Zu wenig Regen könnte problematisch werden
Christian Brutscher vom Alpwirtschaftlichen Verein hofft auf einen guten Bergsommer – mit gesunden Tieren und ausreichend Regen, andernfalls könnte es "problematisch" werden. "Sollte es so weitergehen, könnte die Wasserversorgung eng werden", sagt er. Er hofft deshalb, dass viele Alpen in den vergangenen Jahren in die Modernisierung ihrer Wasserversorgung investiert haben. Aufgrund des niederschlagsarmen Winters liegt in den Bergen verhältnismäßig wenig Schnee. In der Folge fehlt das Schmelzwasser, um Wasserreserven aufzufüllen.
Außerdem beschäftigt den Älpler das Thema Wolf. "Das ist immer im Kopf: Kommt er oder kommt er nicht?", so Brutscher. In den vergangenen Monaten habe es zwar einzelne Sichtungen gegeben, aber keine Risse von Nutztieren.

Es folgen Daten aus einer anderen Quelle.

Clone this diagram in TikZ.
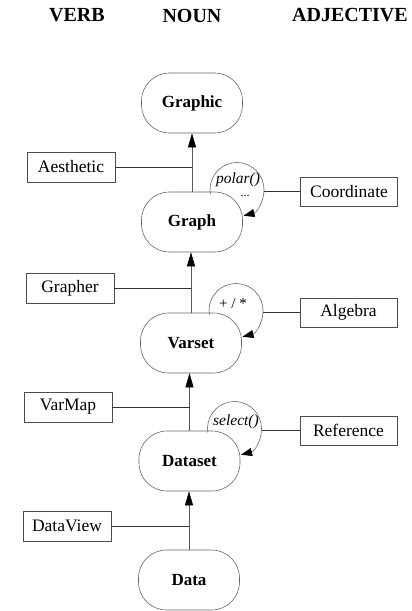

Käse von der Sennalpe als zweites Standbein
Nach gut drei Stunden Fußmarsch ist Familie Zweng mit ihren Kühen fast am Ziel. Durch Immenstadt hindurch haben sie es geschafft, ohne dass auch nur ein Auto einen Kratzer abbekommen hat. "Das ist wirklich gut gegangen, auch sehr schnell sind sie heute unterwegs", meint Eva Zweng. Jetzt müssen sie noch eine halbe Stunde bergauf – zu ihrer Alpe am Mittagsberg. Zweimal im Jahr ziehe die Familie um, erklärt die Landwirtin. Im Frühjahr geht es für sie auf die Alpe und im Herbst wieder zurück auf den Hof. Das hat einen Grund: Als Landwirte im Vollerwerb seien 30 Milchkühe an sich zu wenig, um über die Runden zu kommen, die Sennalpe sei ihr zweites Standbein. "Dort produzieren wir Käse, den wir dann direkt wieder verkaufen. Ohne diese Direktvermarktung ginge es nicht", sagt Eva Zweng.
703 Alpen gibt's im Allgäu
Laut Geschäftsbericht des Alpwirtschaftlichen Vereins 2024 gibt es im Allgäu - neben der Sennalpe Hochried - 41 weitere Alpen, die "auf handwerklich-traditionelle Weise würzigen Bergkäse" produzieren. Insgesamt werden vom AVA 703 anerkannte Alpen geführt. Viele Älpler bewirten auch Gäste auf ihren kleinen Berghütten – vorwiegend bieten sie Getränke, Brotzeit, Kaffee und Kuchen an.